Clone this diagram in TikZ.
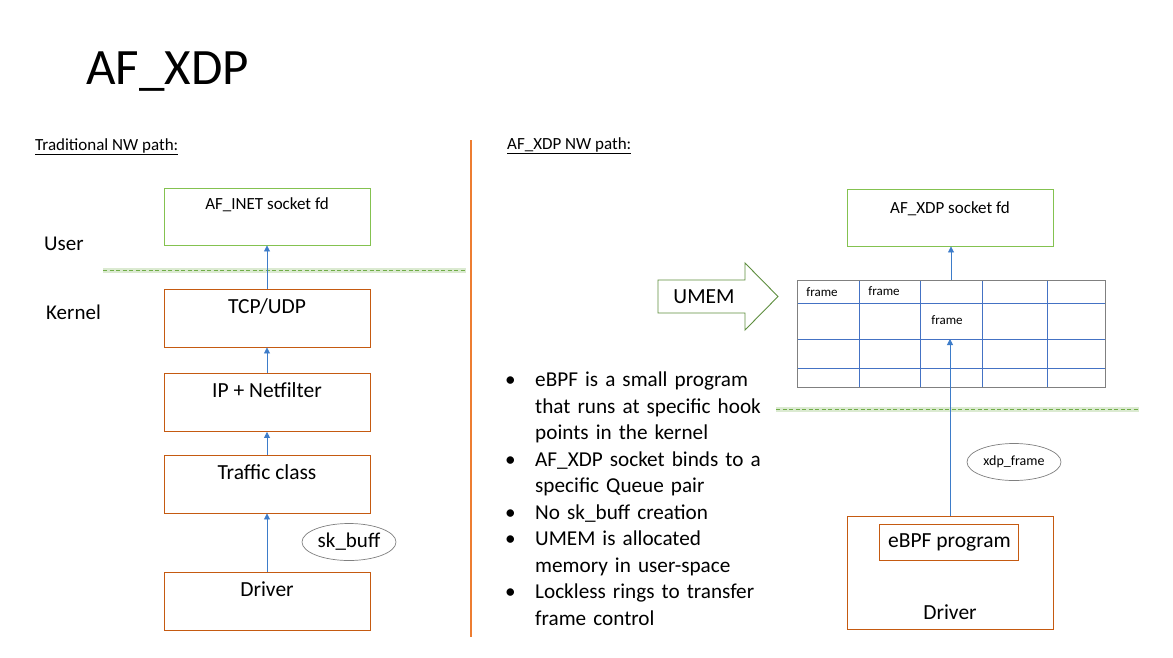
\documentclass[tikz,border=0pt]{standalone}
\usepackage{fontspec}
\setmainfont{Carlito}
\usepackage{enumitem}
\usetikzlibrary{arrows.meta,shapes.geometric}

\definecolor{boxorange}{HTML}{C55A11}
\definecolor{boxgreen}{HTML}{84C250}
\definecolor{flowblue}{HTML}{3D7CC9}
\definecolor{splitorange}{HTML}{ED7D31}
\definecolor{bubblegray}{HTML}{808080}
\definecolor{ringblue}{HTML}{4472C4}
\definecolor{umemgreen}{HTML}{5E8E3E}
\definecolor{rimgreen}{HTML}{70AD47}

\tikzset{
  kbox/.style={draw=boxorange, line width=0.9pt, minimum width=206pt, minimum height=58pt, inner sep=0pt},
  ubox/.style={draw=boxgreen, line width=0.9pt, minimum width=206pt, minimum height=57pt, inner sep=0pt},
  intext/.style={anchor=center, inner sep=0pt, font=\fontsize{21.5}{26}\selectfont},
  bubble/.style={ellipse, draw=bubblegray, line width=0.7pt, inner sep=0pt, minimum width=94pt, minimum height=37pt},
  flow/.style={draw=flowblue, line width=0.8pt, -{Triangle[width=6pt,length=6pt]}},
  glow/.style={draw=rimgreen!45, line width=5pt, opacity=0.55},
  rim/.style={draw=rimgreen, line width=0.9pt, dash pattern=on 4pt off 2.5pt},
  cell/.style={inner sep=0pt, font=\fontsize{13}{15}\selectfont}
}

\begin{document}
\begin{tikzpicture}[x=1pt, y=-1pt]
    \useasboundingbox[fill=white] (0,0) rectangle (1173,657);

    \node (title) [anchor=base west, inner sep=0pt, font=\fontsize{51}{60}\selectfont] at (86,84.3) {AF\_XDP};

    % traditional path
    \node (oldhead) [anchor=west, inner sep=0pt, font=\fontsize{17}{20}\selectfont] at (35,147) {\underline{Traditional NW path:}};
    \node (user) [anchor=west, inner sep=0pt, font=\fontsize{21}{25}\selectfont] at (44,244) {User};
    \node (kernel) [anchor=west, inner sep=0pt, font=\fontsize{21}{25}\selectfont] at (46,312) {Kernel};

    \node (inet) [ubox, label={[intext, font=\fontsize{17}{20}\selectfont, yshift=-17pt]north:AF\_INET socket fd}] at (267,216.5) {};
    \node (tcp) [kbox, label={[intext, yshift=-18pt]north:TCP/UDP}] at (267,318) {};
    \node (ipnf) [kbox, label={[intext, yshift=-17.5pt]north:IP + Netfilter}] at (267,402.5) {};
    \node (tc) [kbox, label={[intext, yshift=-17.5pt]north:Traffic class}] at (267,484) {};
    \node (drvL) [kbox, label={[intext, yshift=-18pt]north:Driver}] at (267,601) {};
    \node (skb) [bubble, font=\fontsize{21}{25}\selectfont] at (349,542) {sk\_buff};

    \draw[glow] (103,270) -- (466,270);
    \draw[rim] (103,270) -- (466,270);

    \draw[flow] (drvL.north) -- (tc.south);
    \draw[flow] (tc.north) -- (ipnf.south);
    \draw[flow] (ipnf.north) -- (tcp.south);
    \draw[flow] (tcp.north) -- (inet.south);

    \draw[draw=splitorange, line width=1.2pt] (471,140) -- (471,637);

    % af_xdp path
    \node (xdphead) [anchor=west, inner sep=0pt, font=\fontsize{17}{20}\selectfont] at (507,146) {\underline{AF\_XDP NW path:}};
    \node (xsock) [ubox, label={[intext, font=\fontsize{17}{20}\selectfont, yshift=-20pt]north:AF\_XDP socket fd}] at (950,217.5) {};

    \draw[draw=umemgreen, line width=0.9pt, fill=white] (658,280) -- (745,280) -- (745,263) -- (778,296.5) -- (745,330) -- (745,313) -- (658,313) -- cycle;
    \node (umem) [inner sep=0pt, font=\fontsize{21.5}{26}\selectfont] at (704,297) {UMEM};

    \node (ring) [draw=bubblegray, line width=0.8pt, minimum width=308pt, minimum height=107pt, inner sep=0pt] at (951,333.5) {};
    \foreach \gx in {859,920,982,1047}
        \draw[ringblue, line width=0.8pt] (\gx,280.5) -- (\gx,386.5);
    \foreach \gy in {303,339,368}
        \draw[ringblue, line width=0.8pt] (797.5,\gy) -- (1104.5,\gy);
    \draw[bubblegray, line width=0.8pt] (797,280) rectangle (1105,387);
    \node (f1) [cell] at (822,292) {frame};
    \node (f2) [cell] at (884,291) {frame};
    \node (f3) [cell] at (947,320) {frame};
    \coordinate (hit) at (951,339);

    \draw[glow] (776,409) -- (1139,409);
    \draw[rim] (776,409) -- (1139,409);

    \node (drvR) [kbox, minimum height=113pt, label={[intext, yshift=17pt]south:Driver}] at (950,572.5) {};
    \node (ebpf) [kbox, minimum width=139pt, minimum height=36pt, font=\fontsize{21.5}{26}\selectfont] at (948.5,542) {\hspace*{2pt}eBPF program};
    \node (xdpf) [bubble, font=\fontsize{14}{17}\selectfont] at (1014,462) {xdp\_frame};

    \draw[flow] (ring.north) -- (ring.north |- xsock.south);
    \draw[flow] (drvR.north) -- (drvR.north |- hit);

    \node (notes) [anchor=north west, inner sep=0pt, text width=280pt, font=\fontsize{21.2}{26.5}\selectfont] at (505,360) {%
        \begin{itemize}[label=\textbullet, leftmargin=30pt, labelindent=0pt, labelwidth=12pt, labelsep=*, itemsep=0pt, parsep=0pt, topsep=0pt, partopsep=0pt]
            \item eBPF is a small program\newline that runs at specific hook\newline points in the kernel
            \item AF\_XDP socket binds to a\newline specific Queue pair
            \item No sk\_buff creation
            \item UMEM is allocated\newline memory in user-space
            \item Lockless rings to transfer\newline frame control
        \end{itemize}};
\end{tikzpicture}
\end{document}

---

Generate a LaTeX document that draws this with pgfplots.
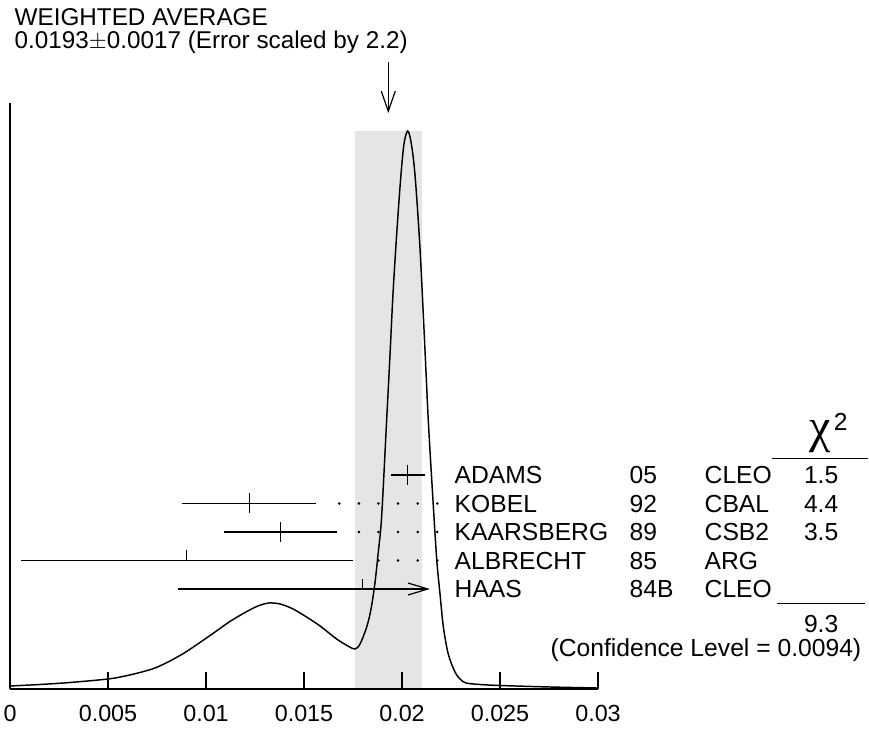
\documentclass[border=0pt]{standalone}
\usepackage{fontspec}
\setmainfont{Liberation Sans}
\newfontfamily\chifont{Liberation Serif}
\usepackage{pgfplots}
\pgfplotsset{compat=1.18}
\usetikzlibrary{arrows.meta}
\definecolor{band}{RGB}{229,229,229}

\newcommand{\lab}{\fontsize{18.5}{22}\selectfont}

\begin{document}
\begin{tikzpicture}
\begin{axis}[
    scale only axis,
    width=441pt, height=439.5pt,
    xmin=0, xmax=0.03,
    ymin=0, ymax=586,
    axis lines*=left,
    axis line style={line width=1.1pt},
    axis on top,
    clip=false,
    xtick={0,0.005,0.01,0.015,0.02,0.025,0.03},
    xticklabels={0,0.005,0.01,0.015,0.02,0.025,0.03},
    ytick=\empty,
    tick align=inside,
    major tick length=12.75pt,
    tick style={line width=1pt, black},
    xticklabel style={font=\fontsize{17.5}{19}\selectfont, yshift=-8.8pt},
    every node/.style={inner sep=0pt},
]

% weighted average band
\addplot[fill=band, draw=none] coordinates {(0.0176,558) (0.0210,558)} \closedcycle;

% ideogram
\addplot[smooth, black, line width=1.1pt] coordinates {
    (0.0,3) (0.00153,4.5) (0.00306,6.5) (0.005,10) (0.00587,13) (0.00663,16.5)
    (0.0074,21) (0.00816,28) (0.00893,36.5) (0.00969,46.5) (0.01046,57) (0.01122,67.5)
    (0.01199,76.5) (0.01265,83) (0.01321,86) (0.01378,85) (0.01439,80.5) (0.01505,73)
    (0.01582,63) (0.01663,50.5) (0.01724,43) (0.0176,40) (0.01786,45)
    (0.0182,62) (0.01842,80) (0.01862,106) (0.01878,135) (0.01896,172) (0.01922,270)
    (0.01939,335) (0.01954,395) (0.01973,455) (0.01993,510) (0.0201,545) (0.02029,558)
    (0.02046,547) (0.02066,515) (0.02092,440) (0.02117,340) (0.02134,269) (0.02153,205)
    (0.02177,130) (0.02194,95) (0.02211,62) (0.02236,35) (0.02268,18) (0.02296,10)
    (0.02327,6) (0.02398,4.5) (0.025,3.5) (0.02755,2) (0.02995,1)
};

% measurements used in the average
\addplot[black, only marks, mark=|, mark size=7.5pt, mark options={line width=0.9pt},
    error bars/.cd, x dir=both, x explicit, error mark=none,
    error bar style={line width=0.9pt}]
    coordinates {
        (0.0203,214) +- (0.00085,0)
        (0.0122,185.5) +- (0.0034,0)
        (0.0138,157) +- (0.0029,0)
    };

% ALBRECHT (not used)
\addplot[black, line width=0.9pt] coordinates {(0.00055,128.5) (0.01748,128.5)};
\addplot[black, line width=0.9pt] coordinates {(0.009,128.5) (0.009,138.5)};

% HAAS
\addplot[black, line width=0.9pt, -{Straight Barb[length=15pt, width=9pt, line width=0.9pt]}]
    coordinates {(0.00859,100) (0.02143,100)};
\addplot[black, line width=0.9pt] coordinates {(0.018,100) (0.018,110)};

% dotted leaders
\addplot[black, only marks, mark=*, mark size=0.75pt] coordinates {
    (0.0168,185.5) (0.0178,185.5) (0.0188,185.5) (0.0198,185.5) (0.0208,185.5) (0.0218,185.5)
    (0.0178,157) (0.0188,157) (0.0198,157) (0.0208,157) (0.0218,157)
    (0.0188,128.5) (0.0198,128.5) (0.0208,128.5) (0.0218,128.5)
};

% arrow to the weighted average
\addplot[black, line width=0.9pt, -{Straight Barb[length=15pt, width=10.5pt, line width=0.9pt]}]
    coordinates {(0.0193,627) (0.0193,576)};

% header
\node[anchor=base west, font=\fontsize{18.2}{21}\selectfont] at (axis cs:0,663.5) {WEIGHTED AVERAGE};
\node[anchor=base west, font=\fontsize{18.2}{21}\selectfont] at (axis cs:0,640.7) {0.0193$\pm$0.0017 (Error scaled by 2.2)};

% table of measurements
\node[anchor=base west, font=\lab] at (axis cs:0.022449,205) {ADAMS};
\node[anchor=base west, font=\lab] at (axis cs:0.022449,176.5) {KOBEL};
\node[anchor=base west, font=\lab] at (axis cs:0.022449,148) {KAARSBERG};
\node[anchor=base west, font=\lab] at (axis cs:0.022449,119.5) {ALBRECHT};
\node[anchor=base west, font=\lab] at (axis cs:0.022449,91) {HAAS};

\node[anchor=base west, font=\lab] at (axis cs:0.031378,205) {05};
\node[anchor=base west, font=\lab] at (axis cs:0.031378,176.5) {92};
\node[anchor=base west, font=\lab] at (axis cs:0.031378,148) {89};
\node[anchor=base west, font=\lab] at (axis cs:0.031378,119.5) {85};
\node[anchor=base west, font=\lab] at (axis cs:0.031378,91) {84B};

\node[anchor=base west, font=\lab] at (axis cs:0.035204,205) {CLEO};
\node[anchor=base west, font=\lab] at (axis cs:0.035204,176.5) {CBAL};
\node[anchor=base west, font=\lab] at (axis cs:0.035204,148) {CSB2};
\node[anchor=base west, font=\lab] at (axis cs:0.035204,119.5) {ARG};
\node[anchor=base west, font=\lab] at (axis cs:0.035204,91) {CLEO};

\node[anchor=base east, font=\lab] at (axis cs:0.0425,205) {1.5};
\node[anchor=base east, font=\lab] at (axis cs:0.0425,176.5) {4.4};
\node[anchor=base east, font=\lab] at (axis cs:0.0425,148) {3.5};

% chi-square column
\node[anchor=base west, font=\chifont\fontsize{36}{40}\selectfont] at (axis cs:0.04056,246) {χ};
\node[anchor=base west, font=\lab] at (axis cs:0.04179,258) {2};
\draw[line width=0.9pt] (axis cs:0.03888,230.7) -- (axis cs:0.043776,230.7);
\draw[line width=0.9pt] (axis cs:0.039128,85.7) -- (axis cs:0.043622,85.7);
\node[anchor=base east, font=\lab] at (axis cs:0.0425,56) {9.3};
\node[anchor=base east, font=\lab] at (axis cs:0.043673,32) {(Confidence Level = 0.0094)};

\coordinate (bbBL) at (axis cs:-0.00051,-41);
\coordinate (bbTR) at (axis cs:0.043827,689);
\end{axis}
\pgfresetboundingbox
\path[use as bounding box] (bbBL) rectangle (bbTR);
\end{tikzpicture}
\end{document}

What to produce –
Reproduce only the lines running from the one that has "Clone this diagram in TikZ." through the one that has "(kernel) [anchor=west, inner", ends included. Any pictures in that stretch should not be copied.

In response –
Clone this diagram in TikZ.
\documentclass[tikz,border=0pt]{standalone}
\usepackage{fontspec}
\setmainfont{Carlito}
\usepackage{enumitem}
\usetikzlibrary{arrows.meta,shapes.geometric}

\definecolor{boxorange}{HTML}{C55A11}
\definecolor{boxgreen}{HTML}{84C250}
\definecolor{flowblue}{HTML}{3D7CC9}
\definecolor{splitorange}{HTML}{ED7D31}
\definecolor{bubblegray}{HTML}{808080}
\definecolor{ringblue}{HTML}{4472C4}
\definecolor{umemgreen}{HTML}{5E8E3E}
\definecolor{rimgreen}{HTML}{70AD47}

\tikzset{
  kbox/.style={draw=boxorange, line width=0.9pt, minimum width=206pt, minimum height=58pt, inner sep=0pt},
  ubox/.style={draw=boxgreen, line width=0.9pt, minimum width=206pt, minimum height=57pt, inner sep=0pt},
  intext/.style={anchor=center, inner sep=0pt, font=\fontsize{21.5}{26}\selectfont},
  bubble/.style={ellipse, draw=bubblegray, line width=0.7pt, inner sep=0pt, minimum width=94pt, minimum height=37pt},
  flow/.style={draw=flowblue, line width=0.8pt, -{Triangle[width=6pt,length=6pt]}},
  glow/.style={draw=rimgreen!45, line width=5pt, opacity=0.55},
  rim/.style={draw=rimgreen, line width=0.9pt, dash pattern=on 4pt off 2.5pt},
  cell/.style={inner sep=0pt, font=\fontsize{13}{15}\selectfont}
}

\begin{document}
\begin{tikzpicture}[x=1pt, y=-1pt]
    \useasboundingbox[fill=white] (0,0) rectangle (1173,657);

    \node (title) [anchor=base west, inner sep=0pt, font=\fontsize{51}{60}\selectfont] at (86,84.3) {AF\_XDP};

    % traditional path
    \node (oldhead) [anchor=west, inner sep=0pt, font=\fontsize{17}{20}\selectfont] at (35,147) {\underline{Traditional NW path:}};
    \node (user) [anchor=west, inner sep=0pt, font=\fontsize{21}{25}\selectfont] at (44,244) {User};
    \node (kernel) [anchor=west, inner sep=0pt, font=\fontsize{21}{25}\selectfont] at (46,312) {Kernel};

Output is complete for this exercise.